How workshops are working to support consumer choice

Workshops are increasing their efforts to support their customers’ consumer rights.
Independent government reports have revealed that consumers are under increasing pressure to return to the place where they purchased their vehicles for regular logbook servicing.
Research conducted by the Australian Automotive Aftermarket Association (AAAA) found that about 39 percent of consumers felt that they did not have a choice, and they were of the false view that visiting their independent repairer would void the warranty.
Many car manufacturers are now extending the warranty period out to five and seven years and any consumer view that owners of vehicles under warranty have no choice is only going to make matters much worse for workshops.
But a separate study revealed very high levels of trust in our industry: 86 percent of consumers agreed that “once you find a good mechanic you stick with them;” 78 percent reported that they have a good relationship with their mechanic and 71 percent stated that they trust the mechanic’s recommendations on parts.
The quality of the relationship between customers and workshops is a great foundation for a conversation about consumer rights. As a result of this research, workshops are increasingly likely to be having conversations with customers about fair competition and choice.

Consumers have choice
The advice from the Australian Competition and Consumer Commission is that a consumer’s warranty rights are not affected by their use of an independent workshop as long as the service or repair is conducted by qualified staff using fit for purpose parts.
The Truth about New Car Servicing brochures are now widely available at workshops. Customers are using this information to support their warranty claims and to continue their patronage of their local workshop.
Concern about warranty rights also occurs when consumers are looking to modify vehicles including adding tow bars, frontal protection or suspension upgrades. New materials have now been developed to provide advice to consumers about modifications and warranty claims.
The fact is that modifying a vehicle does not, in itself, automatically void a manufacturer’s warranty. Car manufacturers are required to fix manufacturing faults on vehicles during the warranty period: vehicle upgrades and the fitment of quality accessories does not affect this obligation unless the modification caused the fault.

 

Fair Competition
AAAA is working on several fronts to ensure a level playing field for the industry.
The increasing use of electronic logbooks can be problematic: some manufacturers do not allow workshops to access the logbook in order to record a scheduled service. As such it is likely that access to the eLogbook will be a feature of the new Mandatory Industry Code for Sharing Service and Repair information.
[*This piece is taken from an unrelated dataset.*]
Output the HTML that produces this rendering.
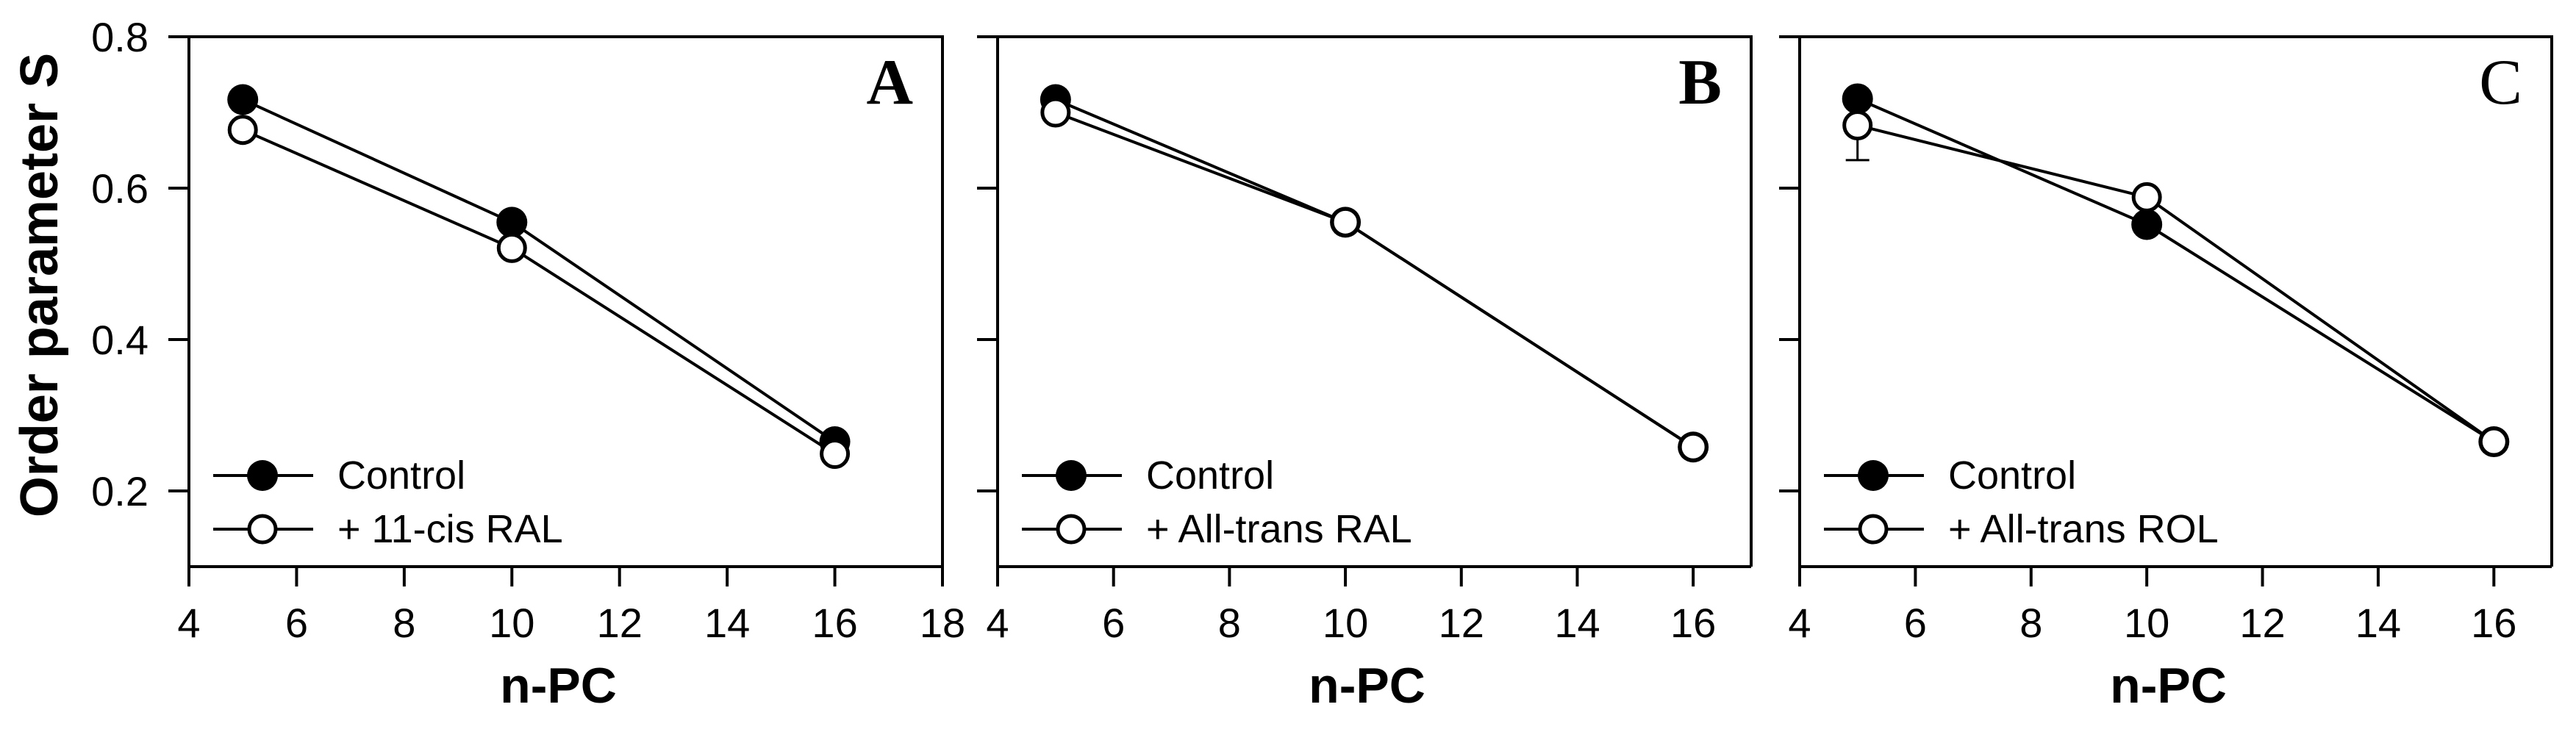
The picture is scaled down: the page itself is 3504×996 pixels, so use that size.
<!DOCTYPE html>
<html><head><meta charset="utf-8"><style>
html,body{margin:0;padding:0;background:#fff;}
svg{display:block;font-family:"Liberation Sans",sans-serif;}
</style></head><body>
<svg id="chart" width="3504" height="996" viewBox="0 0 3504 996" xmlns="http://www.w3.org/2000/svg">
<text x="0" y="0" transform="translate(78,388) rotate(-90)" text-anchor="middle" font-size="72" font-weight="bold">Order parameter S</text>
</svg>
<script>
const xCats = [5, 10, 16];
const ctrlA = [0.717, 0.555, 0.265];
const treatA = [0.677, 0.521, 0.249];
const ctrlB = [0.717, 0.555, 0.258];
const treatB = [0.700, 0.555, 0.258];
const ctrlC = [0.718, 0.552, 0.265];
const treatC = [0.683, 0.588, 0.265];
const errC = [0.046, 0, 0];
const yTicks = [0.2, 0.4, 0.6, 0.8];
const xTicksA = [4, 6, 8, 10, 12, 14, 16, 18];
const xTicksBC = [4, 6, 8, 10, 12, 14, 16];
const legendLabels = ["+ 11-cis RAL", "+ All-trans RAL", "+ All-trans ROL"];
const panelLetters = ["A", "B", "C"];

const NS = "http://www.w3.org/2000/svg";
const svg = document.getElementById('chart');
function mk(tag, attrs, parent){
  const e = document.createElementNS(NS, tag);
  for (const k in attrs) e.setAttribute(k, attrs[k]);
  (parent||svg).appendChild(e);
  return e;
}
const TOP = 50, BOT = 771, YMIN = 0.1, YMAX = 0.8;
function yS(v){ return BOT - (v - YMIN) / (YMAX - YMIN) * (BOT - TOP); }

const panels = [
  {l:257, r:1282, xmax:18, ticks:xTicksA, ctrl:ctrlA, treat:treatA, err:null, labels:true},
  {l:1357, r:2382, xmax:17, ticks:xTicksBC, ctrl:ctrlB, treat:treatB, err:null, labels:false},
  {l:2448, r:3471, xmax:17, ticks:xTicksBC, ctrl:ctrlC, treat:treatC, err:errC, labels:false}
];

panels.forEach((p, i) => {
  const xS = v => p.l + (v - 4) / (p.xmax - 4) * (p.r - p.l);
  const g = mk('g', {});
  
  
  // frame
  const fr = mk('path', {d:`M${p.l-28},${TOP} H${p.r} V${BOT} M${p.l},${TOP} V${BOT} H${p.r}`, fill:'none', stroke:'#000', 'stroke-width':4}, g);
  
  
  // y ticks
  yTicks.forEach(t => {
    const tk = mk('line', {x1:p.l-28, x2:p.l, y1:yS(t), y2:yS(t), stroke:'#000', 'stroke-width':4}, g);
    
    
    if (p.labels) {
      const tl = mk('text', {x:p.l-55, y:yS(t)+20, 'text-anchor':'end', 'font-size':56}, g);
      
      
      tl.textContent = t.toFixed(1);
    }
  });
  // x ticks
  p.ticks.forEach(t => {
    const tk = mk('line', {x1:xS(t), x2:xS(t), y1:BOT, y2:BOT+27, stroke:'#000', 'stroke-width':4}, g);
    
    
    const tl = mk('text', {x:xS(t), y:867, 'text-anchor':'middle', 'font-size':56}, g);
    
    
    tl.textContent = t;
  });
  // x title
  const xt = mk('text', {x:(p.l+p.r)/2 - 10, y:956, 'text-anchor':'middle', 'font-size':68, 'font-weight':'bold'}, g);
  
  
  xt.textContent = 'n-PC';
  // panel letter
  const pl = mk('text', {x:p.r - 40, y:141, 'text-anchor':'end', 'font-size':88, 'font-weight': i===2 ? 'normal' : 'bold', 'font-family':'"Liberation Serif", serif'}, g);
  
  
  pl.textContent = panelLetters[i];
  // error bars
  if (p.err) {
    xCats.forEach((c, j) => {
      if (p.err[j] > 0) {
        const eb = mk('path', {d:`M${xS(c)},${yS(p.treat[j])} V${yS(p.treat[j]-p.err[j])} M${xS(c)-16},${yS(p.treat[j]-p.err[j])} H${xS(c)+16}`, stroke:'#000', 'stroke-width':3, fill:'none'}, g);
        
        
      }
    });
  }
  // lines
  [[p.ctrl,'control'],[p.treat,'treatment']].forEach(([s,nm]) => {
    const ln = mk('polyline', {points:xCats.map((c,j)=>xS(c)+','+yS(s[j])).join(' '), fill:'none', stroke:'#000', 'stroke-width':4}, g);
    
    
  });
  // markers
  xCats.forEach((c, j) => {
    const m1 = mk('circle', {cx:xS(c), cy:yS(p.ctrl[j]), r:21, fill:'#000'}, g);
    
    
  });
  xCats.forEach((c, j) => {
    const m2 = mk('circle', {cx:xS(c), cy:yS(p.treat[j]), r:18, fill:'#fff', stroke:'#000', 'stroke-width':5}, g);
    
    
  });
  // legend
  const lx = p.l + 33, ly1 = 647, ly2 = 720;
  const lg = mk('g', {}, g);
  
  
  mk('line', {x1:lx, x2:lx+136, y1:ly1, y2:ly1, stroke:'#000', 'stroke-width':4}, lg);
  mk('circle', {cx:lx+67, cy:ly1, r:21, fill:'#000'}, lg);
  mk('line', {x1:lx, x2:lx+136, y1:ly2, y2:ly2, stroke:'#000', 'stroke-width':4}, lg);
  mk('circle', {cx:lx+67, cy:ly2, r:18, fill:'#fff', stroke:'#000', 'stroke-width':5}, lg);
  const t1 = mk('text', {x:lx+169, y:ly1+18, 'font-size':54}, lg);
  
  
  t1.textContent = 'Control';
  const t2 = mk('text', {x:lx+169, y:ly2+18, 'font-size':54}, lg);
  
  
  t2.textContent = legendLabels[i];
});
</script>
</body></html>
Until this new code is signed off by the government and becomes enforceable, it is recommended that workshops record the service and recommend that customers retain a copy in their glovebox. It’s not ideal, but it’s a stop gap measure to support consumers until the new Code is enacted.
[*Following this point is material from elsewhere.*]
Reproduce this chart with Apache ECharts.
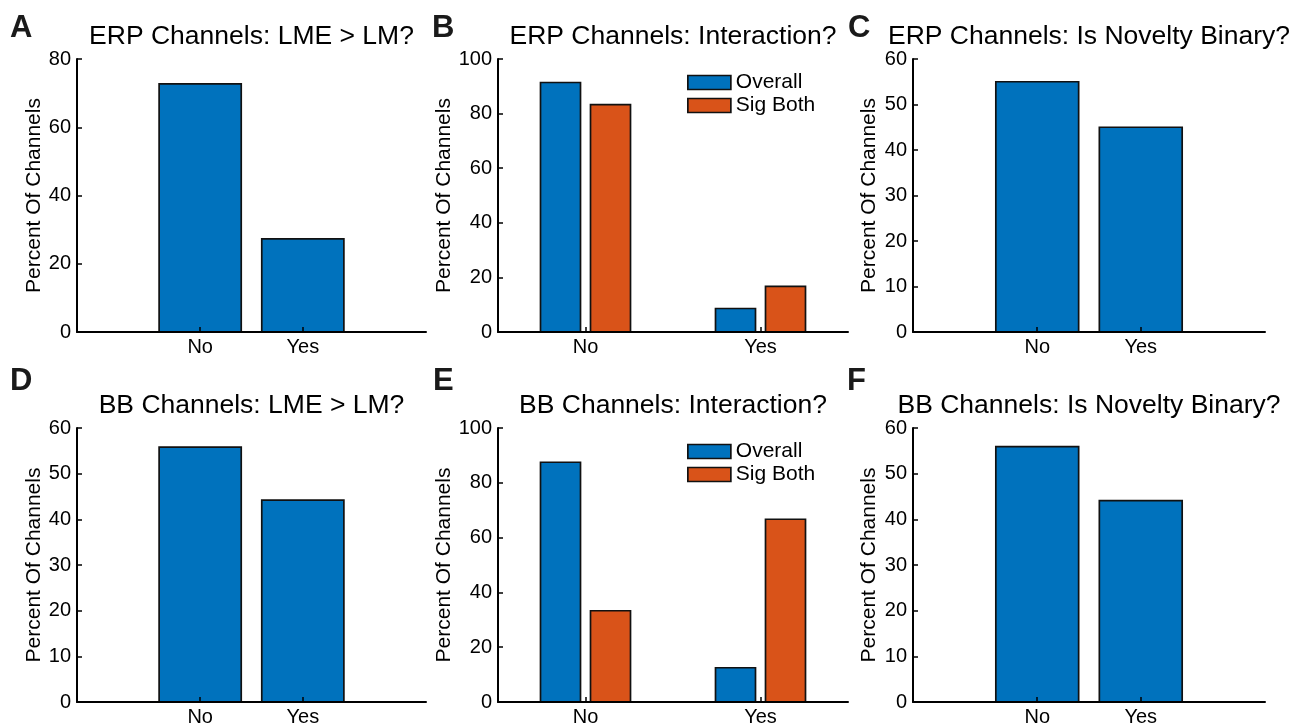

Speaking of the Mandatory Code for data sharing, this is now government and opposition policy. The Federal Government Treasury Department is drafting the Code which will require all car manufacturers that sell into our market to provide vehicle service and repair information on fair and reasonable terms. Very soon our industry will be operating in a regime that closely mirrors the American system in which independents can access the same level of vehicle information that dealers have in real time.
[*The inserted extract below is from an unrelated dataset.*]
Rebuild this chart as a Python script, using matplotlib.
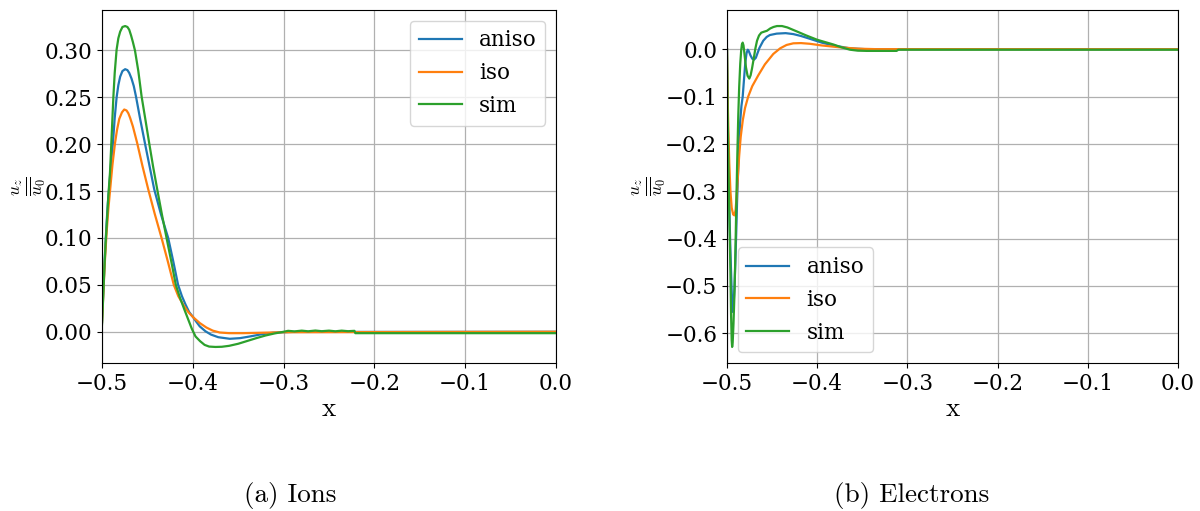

The Mandatory code will be comprehensive and will require that car companies make available important information that has thus far been withheld:
• Dimensions and tolerances for mechanical parts.
• Initialisation and reset codes for computerised systems.
• Calibration files for electronic control units (ECUs)
• Specifications for oils and lubricants.
• Diagrams of wiring looms /electronic component voltages.
• Repair manuals, body repair manuals and wiring diagrams.
• Supplements or updates, including software updates.
• Technical service bulletins.
The new Mandatory Code is expected to be finalised this year. It’s a wonderful demonstration of what can be achieved when the industry speaks with one voice.